Enfim, não precisamos de Frente alguma para enfrentar Bolsonaro, ainda menos se o programa da Frente for restaurar a situação anterior a Bolsonaro (como se isso fosse possível…). Precisamos reunir forças para construir um projeto que nos permita combater a desigualdade na direção de um Estado de Direito Democrático articulando as nossas duas urgências, a urgência social e a urgência por ordem. Se não houver essa reunião de forças até a eleição de 2022, voltaremos a nos dividir tão improdutivamente quanto em 2018 e, nessa situação rebaixada, cada um escolherá o que parecer menos pior, o que nos levará a fazer maioria contra Bolsonaro, se ele estiver no segundo turno.
Fica o Registro:
– Faz algum tempo, discuti em mais de um post neste blog indícios de que a luta entre facções estatais havia chegado ao Exército. Tempos depois, ponderei que a defesa do impeachment de Bolsonaro era contraproducente quando se almeja construir no Brasil um Estado de Direito Democrático, pois o vice-presidente da República é o general Mourão, que se chegar ao poder dará ainda mais coesão ao facciosismo militar. Mais recentemente, apontei a dinâmica facciosa dos militares em torno de Bolsonaro e discuti porque eles não entrariam na aventura de um golpe para dar ainda mais poder ao besta: além de já estarem sendo atendidos pela situação atual, se participassem de um golpe a favor de um mandatário impopular eles não poderiam deixar de se transformar em força auxiliar da PMilícia. Por último, ao analisar a caso da indisciplina de Pazuello, observei que a decisão de não puni-lo abriu o Exército para a lógica da PMilícia, que reside na quebra permanente da hierarquia militar em favor da disposição para o uso danoso da força. Ainda que essa decisão do alto comando militar tenha sido um recuo tático para melhor enfrentar o golpismo de Bolsonaro, e não uma capitulação diante do aspirante a ditador, o fato é que essas intenções dos agentes valem pouco diante da dinâmica criada pela força dos fatos: pode haver incremento à insubordinação e à quebra da hierarquia.
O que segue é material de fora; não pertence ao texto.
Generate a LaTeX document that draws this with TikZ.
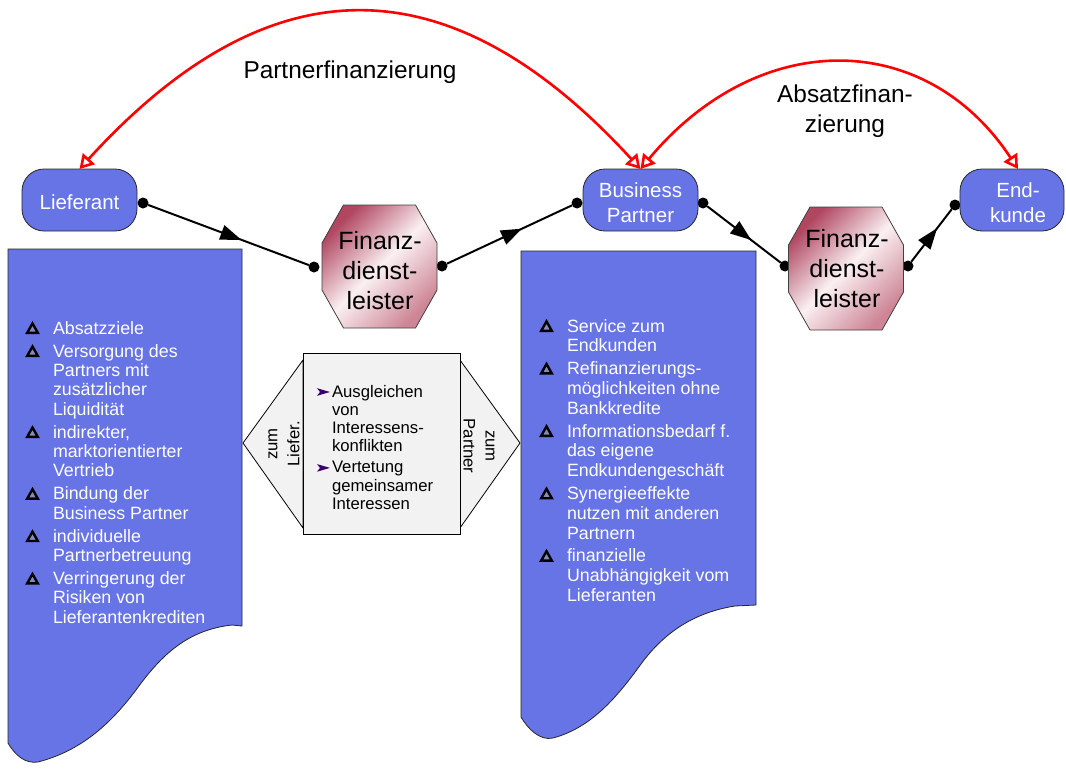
\documentclass[tikz,border=0pt]{standalone}
\usepackage{fontspec}
\setmainfont{Liberation Sans}
\usetikzlibrary{arrows.meta,decorations.markings}

\definecolor{boxblue}{RGB}{102,116,229}
\definecolor{octdark}{RGB}{176,70,96}
\definecolor{octmid}{RGB}{206,134,150}
\definecolor{octlight}{RGB}{250,240,242}
\definecolor{hexgray}{RGB}{242,242,242}
\definecolor{bulpurple}{RGB}{58,0,112}
\definecolor{arcred}{RGB}{255,0,0}

\newcommand{\fsz}[2]{\fontsize{#1}{#2}\selectfont}
% outlined triangle bullet for the blue lists
\newcommand{\tribul}{\llap{\tikz[x=1pt,y=1pt,baseline=0pt]\filldraw[black,line width=2.4pt,line join=miter,fill=black!45!boxblue!60!white](1.2,1.2)--(11.8,1.2)--(6.5,10.6)--cycle;\hspace{14pt}}}
% purple arrow bullet for the middle box
\newcommand{\arrbul}{\llap{\tikz[x=1pt,y=1pt,baseline=0pt]\fill[bulpurple](0,1.2)--(13,5)--(0,8.8)--(3,5)--cycle;\hspace{2pt}}}

\begin{document}
\begin{tikzpicture}[x=1pt,y=-1pt,
  every node/.style={inner sep=0pt,outer sep=0pt},
  bluebox/.style={draw=black!85,line width=0.8pt,fill=boxblue},
  rbox/.style={draw=black!85,line width=0.8pt,fill=boxblue,rounded corners=22pt,
    minimum width=115pt,minimum height=62pt},
  boxtext/.style={text=white,align=center,font=\fsz{20.5}{25}},
  octshape/.style={draw=black!75,line width=0.8pt,top color=octdark,bottom color=octmid,
    middle color=octlight,shading angle=45},
  octtext/.style={text=black,align=center,font=\fsz{25}{30}},
  listtext/.style={text=white,align=left,anchor=north west},
  hexfill/.style={draw=black,line width=0.8pt,fill=hexgray},
  dotn/.style={circle,fill=black,minimum size=11pt},
  conn/.style={line width=2pt,postaction={decorate},
    decoration={markings,mark=at position #1 with {\arrow{Triangle[length=21pt,width=15pt]}}}},
  arc/.style={draw=arcred,line width=2.6pt,
    {Triangle[open,length=14pt,width=16pt]}-{Triangle[open,length=14pt,width=16pt]}},
  arclabel/.style={text=black,align=center,font=\fsz{24.4}{30}}
]
\useasboundingbox (0,0) rectangle (1066,771);

% ---- blue note boxes with curled lower edge ----
\draw[bluebox] (8,249) -- (242,249) -- (242,626) -- (232,625)
  .. controls (188,630) and (162,654) .. (136,690)
  .. controls (106,730) and (76,752) .. (38,762)
  .. controls (25,764) and (15,755) .. (8,743) -- cycle;
\draw[bluebox] (521,251) -- (756,251) -- (756,605) -- (735,606)
  .. controls (697,612) and (666,630) .. (641,664)
  .. controls (615,700) and (590,728) .. (553,738)
  .. controls (540,741) and (528,729) .. (521,717) -- cycle;

\node[listtext,font=\fsz{17.8}{19.3}] (ltext) at (53,320) {%
\rule{0pt}{14pt}\tribul Absatzziele\\[3.8pt]
\tribul Versorgung des\\Partners mit\\zusätzlicher\\Liquidität\\[3.8pt]
\tribul indirekter,\\marktorientierter\\Vertrieb\\[3.8pt]
\tribul Bindung der\\Business Partner\\[3.8pt]
\tribul individuelle\\Partnerbetreuung\\[3.8pt]
\tribul Verringerung der\\Risiken von\\Lieferantenkrediten};

\node[listtext,font=\fsz{17.8}{19.8}] (rtext) at (567,318) {%
\rule{0pt}{14pt}\tribul Service zum\\Endkunden\\[3pt]
\tribul Refinanzierungs-\\möglichkeiten ohne\\Bankkredite\\[3pt]
\tribul Informationsbedarf f.\\das eigene\\Endkundengeschäft\\[3pt]
\tribul Synergieeffekte\\nutzen mit anderen\\Partnern\\[3pt]
\tribul finanzielle\\Unabhängigkeit vom\\Lieferanten};

% ---- middle hexagon ----
\draw[hexfill] (303,360) -- (243,443) -- (303,528) -- cycle;
\draw[hexfill] (460,360) -- (520,443) -- (460,528) -- cycle;
\node[hexfill,minimum width=157pt,minimum height=181pt] (mid) at (381.5,443.5) {};
\node[text=black,align=left,anchor=north west,font=\fsz{16.7}{18.3}] (midtext) at (332,384) {%
\rule{0pt}{13pt}\arrbul Ausgleichen\\von\\Interessens-\\konflikten\\[2.7pt]
\arrbul Vertetung\\gemeinsamer\\Interessen};
\node[rotate=90,align=center,font=\fsz{16.7}{22}] (zumlief) at (284,444) {zum\\Liefer.};
\node[rotate=-90,align=center,font=\fsz{16.7}{22}] (zumpart) at (479,446) {zum\\Partner};

% ---- connection points ----
\node[dotn] (d1) at (143,203) {};
\node[dotn] (d2) at (314,267) {};
\node[dotn] (d3) at (442,266) {};
\node[dotn] (d4) at (577,203) {};
\node[dotn] (d5) at (703,203) {};
\node[dotn] (d6) at (785,266) {};
\node[dotn] (d7) at (908,266) {};
\node[dotn] (d8) at (955,205) {};

\draw[conn=0.58] (d1) -- (d2);
\draw[conn=0.6] (d3) -- (d4);
\draw[conn=0.6] (d5) -- (d6);
\draw[conn=0.64] (d7) -- (d8);

% ---- financial service providers ----
\draw[octshape,shift={(379.5,266.5)}] (-57.5,-23.5) -- (-36,-61.5) -- (36,-61.5) -- (57.5,-23.5)
  -- (57.5,23.5) -- (36,61.5) -- (-36,61.5) -- (-57.5,23.5) -- cycle;
\node[octtext] (fd1) at (380,271) {Finanz-\\dienst-\\leister};
\draw[octshape,shift={(846,268.5)}] (-57.5,-23.5) -- (-36,-61.5) -- (36,-61.5) -- (57.5,-23.5)
  -- (57.5,23.5) -- (36,61.5) -- (-36,61.5) -- (-57.5,23.5) -- cycle;
\node[octtext] (fd2) at (847,269) {Finanz-\\dienst-\\leister};

% ---- actors ----
\node[rbox] (lief) at (79.5,200) {};
\node[boxtext] (lieft) at (79.5,202.5) {Lieferant};
\node[rbox] (bp) at (640.5,200) {};
\node[boxtext] (bpt) at (640.5,202.5) {Business\\Partner};
\node[rbox,minimum width=104pt] (endk) at (1012,200) {};
\node[boxtext] (endkt) at (1018,203) {End-\\kunde};

% ---- financing flows ----
\draw[arc] (lief.north) .. controls (269,-39) and (449,-40) .. (bp.north);
\draw[arc] (bp.north) .. controls (758,28) and (925,28) .. ([xshift=6pt]endk.north);
\node[arclabel] (pfin) at (350,72.5) {Partnerfinanzierung};
\node[arclabel] (afin) at (845,111.5) {Absatzfinan-\\zierung};
\end{tikzpicture}
\end{document}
– Para acompanhar essa dinâmica propriamente militar vejo como fonte interessante o coronel da reserva Marcelo Pimentel Jorge de Souza. Em entrevista recente, ele fala do que intitula um Partido Militar, chefiado por generais da reserva e da ativa e voltado a ocupar e permanecer no poder sem um golpe como o de 1964. Olhada com atenção, a reflexão do ex-coronel mostra em detalhes o funcionamento faccioso desse braço político dos militares, sendo útil substituir a metáfora “partido militar” pela designação mais apropriada de facção, providência que joga luz na crise de legitimação do Estado de Direito Autoritário que nos foi legado pela transição democrática truncada.
– O voto impresso vem sendo combatido de maneira improdutiva porque o argumento básico é condená-lo como um “retrocesso” quando comparado ao avanço tecnológico alcançado com o voto virtual. Esse fetiche tecnológico bloqueia discutir o principal. O problema com o voto impresso é político, seja num sentido analítico, seja num sentido prático. De uma perspectiva analítica, ao imprimir o voto para a verificação pelo eleitor se dará a ele um poder contraproducente (e que ele jamais teve!): o poder para conferir o seu voto individual. No sistema antigo, uma vez aberta a urna, eleitor nenhum poderia identificar nela o seu voto. Às mesas de apuração cabia conferir as cédulas e apurar os votos. O fundamento de um sistema eleitoral, seja o voto em papel ou eletrônico, é realizar a conferência depois que o eleitor, ao delegar a parcela de poder que o seu voto representa, delegou também a competência para que se faça a conferência da preferência embutida nessa delegação. No caso do sistema adotado no Brasil, a conferência eletrônica pode ser verificada e acompanhada por vários agentes independentes e concorrentes, não havendo ganho nenhum em transferi-la para o eleitor individual. Do ponto de vista prático, se está a abrir a possibilidade de que eleitores interessados em impugnar os votos de determinadas urnas, ou motivados a tumultuar a hora da eleição, apontem defeito inexistente, pois sendo o voto secreto, não será possível tirar de pronto a prova.